Mr Nikolaidis foresees some potential threats to the generally improving economic outlook, however, each of which could rebound negatively on demand for Umbrella Company Employees and other contractors.

Although June saw positive indicators for both output and business investment, suggesting a balanced recovery, the governor of the Bank of England’s (BoE) mixed signals over interest rates last week risked upsetting the markets and undermining his own forward guidance policy, Mr Nikolaidis claims. While there are disagreements within the monetary policy committee, the low inflation rate appears to have persuaded the BoE to defer any hike in interest rates until later this year.

With underlying problems still persisting, such as the UK’s stagnating productivity and the housing market still posing a threat to the recovery despite cooling recently, there are some potential booby traps in place for a smoothly continuing recovery. Mr Nikolaidis also observed that the chancellor’s public finance and exports targets were further derailed in June and “look increasingly unrealistic”.

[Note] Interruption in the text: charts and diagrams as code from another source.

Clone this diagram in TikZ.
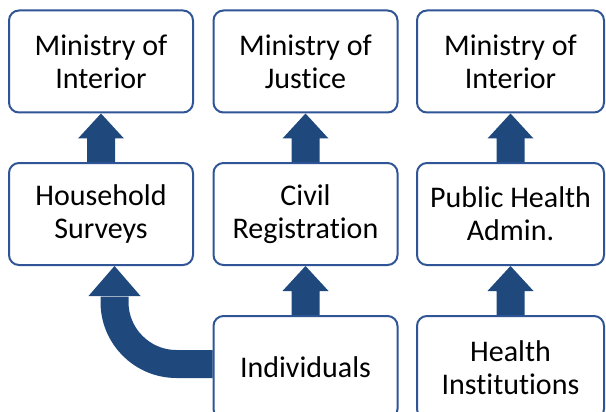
\documentclass[tikz,border=0pt]{standalone}
\usepackage{fontspec}
\setmainfont{Carlito}[Ligatures=NoCommon]
\usetikzlibrary{calc}
\definecolor{boxline}{RGB}{47,85,151}
\definecolor{arrowblue}{RGB}{31,73,125}
\tikzset{
  box/.style={draw=boxline, line width=2pt, fill=white, rounded corners=10pt,
    minimum height=102pt, inner sep=0pt, align=center,
    font=\fontsize{30pt}{33pt}\selectfont},
  blockarrow/.style={fill=arrowblue, draw=none}
}
\begin{document}
\begin{tikzpicture}[x=1pt,y=-1pt]
\useasboundingbox (0,0) rectangle (606,412);
% top row
\node[box, minimum width=184pt] (mi1) at (101,61.5) {Ministry of\\Interior};
\node[box, minimum width=184pt] (mj) at (305.5,61.5) {Ministry of\\Justice};
\node[box, minimum width=187pt] (mi2) at (510.5,61.5) {Ministry of\\Interior};
% middle row
\node[box, minimum width=184pt] (hs) at (101,214) {Household\\Surveys};
\node[box, minimum width=184pt] (cr) at (305.5,214) {Civil\\Registration};
\node[box, minimum width=187pt] (ph) at (510.5,214) {Public Health\\Admin.};
% bottom row
\node[box, minimum width=184pt, minimum height=103pt] (ind) at (305.5,367.5) {Individuals};
\node[box, minimum width=187pt, minimum height=103pt] (hi) at (510.5,367.5) {Health\\Institutions};
% straight block arrows
\foreach \lo/\hi in {hs/mi1, cr/mj, ph/mi2, ind/cr, hi/ph}{
  \fill[blockarrow] ($(\lo.north)+(-14,0)$) -- ($(\hi.south)+(-14,25)$)
    -- ($(\hi.south)+(-23,25)$) -- (\hi.south) -- ($(\hi.south)+(23,25)$)
    -- ($(\hi.south)+(14,25)$) -- ($(\lo.north)+(14,0)$) -- cycle;
}
% curved arrow from Individuals to Household Surveys
\coordinate (corner) at (114.5,364);
\coordinate (tip) at (114.5,266);
\draw[arrowblue, line width=28pt, rounded corners=62pt]
  (ind.west |- corner) -- (corner) -- ($(tip)+(0,30.5)$);
\fill[blockarrow] ($(tip)+(-26,30)$) -- (tip) -- ($(tip)+(26,30)$) -- cycle;
\end{tikzpicture}
\end{document}
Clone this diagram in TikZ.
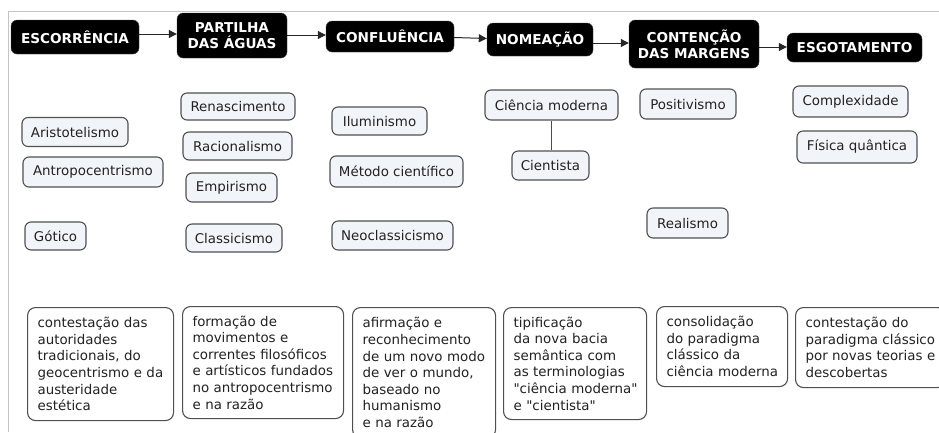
\documentclass[tikz,border=0pt]{standalone}
\usepackage{fontspec}
\setmainfont{DejaVu Sans}
\newfontfamily\qfont{DejaVu Sans}
\usetikzlibrary{arrows.meta}
\definecolor{cfill}{HTML}{F1F5F9}
\definecolor{cborder}{HTML}{505050}
\definecolor{txt}{HTML}{222222}
\definecolor{frame}{HTML}{C4C4C4}
\newcommand{\dq}{{\qfont\symbol{34}}}
\newcommand{\lin}[1]{\mbox{#1}}
\tikzset{
  hdr/.style={fill=black, draw=black!70, rounded corners=6pt, text=white, align=center,
    font=\bfseries\fontsize{13.6}{16}\selectfont, inner sep=0pt},
  concept/.style={fill=cfill, draw=cborder, line width=1.1pt, rounded corners=6pt, text=txt,
    font=\fontsize{13.4}{16}\selectfont, inner sep=0pt},
  desc/.style={fill=white, draw=cborder, line width=1.1pt, rounded corners=8pt, text=txt,
    font=\fontsize{13.4}{16.6}\selectfont,
    align=left, anchor=north west, inner xsep=10pt, inner ysep=0pt},
  flow/.style={draw=black!85, line width=1pt, -{Triangle[length=8pt,width=8pt]}},
  link/.style={draw=black!70, line width=1.1pt}
}
\begin{document}
\begin{tikzpicture}[x=1pt,y=-1pt]
\useasboundingbox (0,0) rectangle (939,432);
\draw[frame, line width=1pt] (8,432) -- (8,11) -- (939,11);

% header nodes
\node[hdr, minimum width=128, minimum height=34] (h1) at (75,37) {ESCORRÊNCIA};
\node[hdr, minimum width=110, minimum height=45] (h2) at (232,35.5) {PARTILHA\\DAS ÁGUAS};
\node[hdr, minimum width=128, minimum height=31] (h3) at (390,36.5) {CONFLUÊNCIA};
\node[hdr, minimum width=106, minimum height=33] (h4) at (540,39.5) {NOMEAÇÃO};
\node[hdr, minimum width=130, minimum height=48] (h5) at (694,44) {CONTENÇÃO\\DAS MARGENS};
\node[hdr, minimum width=135, minimum height=29] (h6) at (854.5,47.5) {ESGOTAMENTO};

\draw[flow] (h1.east |- 0,34) -- (h2.west |- 0,34);
\draw[flow] (h2.east |- 0,35) -- (h3.west |- 0,35);
\draw[flow] (h3.east |- 0,37.5) -- (h4.west |- 0,38.5);
\draw[flow] (h4.east |- 0,43) -- (h5.west |- 0,43);
\draw[flow] (h5.east |- 0,47) -- (h6.west |- 0,47);

% concepts
\node[concept, minimum width=106, minimum height=29] (c11) at (75,132) {Aristotelismo};
\node[concept, minimum width=140, minimum height=30] (c12) at (93,172) {Antropocentrismo};
\node[concept, minimum width=61, minimum height=28] (c13) at (55.5,236) {Gótico};

\node[concept, minimum width=114, minimum height=27] (c21) at (238,106.5) {Renascimento};
\node[concept, minimum width=109, minimum height=28] (c22) at (237.5,146) {Racionalismo};
\node[concept, minimum width=91, minimum height=29] (c23) at (231.5,187.5) {Empirismo};
\node[concept, minimum width=96, minimum height=28] (c24) at (234,238) {Classicismo};

\node[concept, minimum width=95, minimum height=28] (c31) at (379.5,121) {Iluminismo};
\node[concept, minimum width=133, minimum height=31] (c32) at (396.5,171.5) {Método científico};
\node[concept, minimum width=121, minimum height=29] (c33) at (392.5,235.5) {Neoclassicismo};

\node[concept, minimum width=133, minimum height=30] (c41) at (551.5,105) {Ciência moderna};
\node[concept, minimum width=77, minimum height=29] (c42) at (550.5,165.5) {Cientista};
\draw[link] (c41.south) -- (c41.south |- c42.north);

\node[concept, minimum width=96, minimum height=30] (c51) at (688,104) {Positivismo};
\node[concept, minimum width=81, minimum height=30] (c52) at (687.5,223) {Realismo};

\node[concept, minimum width=115, minimum height=31] (c61) at (850.5,101.5) {Complexidade};
\node[concept, minimum width=120, minimum height=32] (c62) at (857,147) {Física quântica};

% descriptions
\node[desc, text width=126, minimum height=113] (d1) at (27,307)
  {\lin{contestação das}\\\lin{autoridades}\\\lin{tradicionais, do}\\\lin{geocentrismo e da}\\\lin{austeridade}\\\lin{estética}};
\node[desc, text width=141, minimum height=112] (d2) at (182,306)
  {\lin{formação de}\\\lin{movimentos e}\\\lin{correntes filosóficos}\\\lin{e artísticos fundados}\\\lin{no antropocentrismo}\\\lin{e na razão}};
\node[desc, text width=123, minimum height=130] (d3) at (352,307)
  {\lin{afirmação e}\\\lin{reconhecimento}\\\lin{de um novo modo}\\\lin{de ver o mundo,}\\\lin{baseado no}\\\lin{humanismo}\\\lin{e na razão}};
\node[desc, text width=123, minimum height=112] (d4) at (503,307)
  {\lin{tipificação}\\\lin{da nova bacia}\\\lin{semântica com}\\\lin{as terminologias}\\\lin{\dq ciência moderna\dq}\\\lin{e \dq cientista\dq}};
\node[desc, text width=111, minimum height=80] (d5) at (656,306)
  {\lin{consolidação}\\\lin{do paradigma}\\\lin{clássico da}\\\lin{ciência moderna}};
\node[desc, text width=130, minimum height=80] (d6) at (795,307)
  {\lin{contestação do}\\\lin{paradigma clássico}\\\lin{por novas teorias e}\\\lin{descobertas}};
\end{tikzpicture}
\end{document}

Contractors and freelancers have so far benefited from a combination of rising vacancies and skills shortages, while business investment has driven renewed demand for temporary staff and pushed up pay rates. Additional investment is also probable as more businesses recover confidence in the economy, which is likely to drive more demand for contractors.

Mr Nikolaidis cautioned: “This overall buoyant mood could dampen, however, as we approach an eventful autumn with the Scottish referendum and the decision on interest rates set to take place.”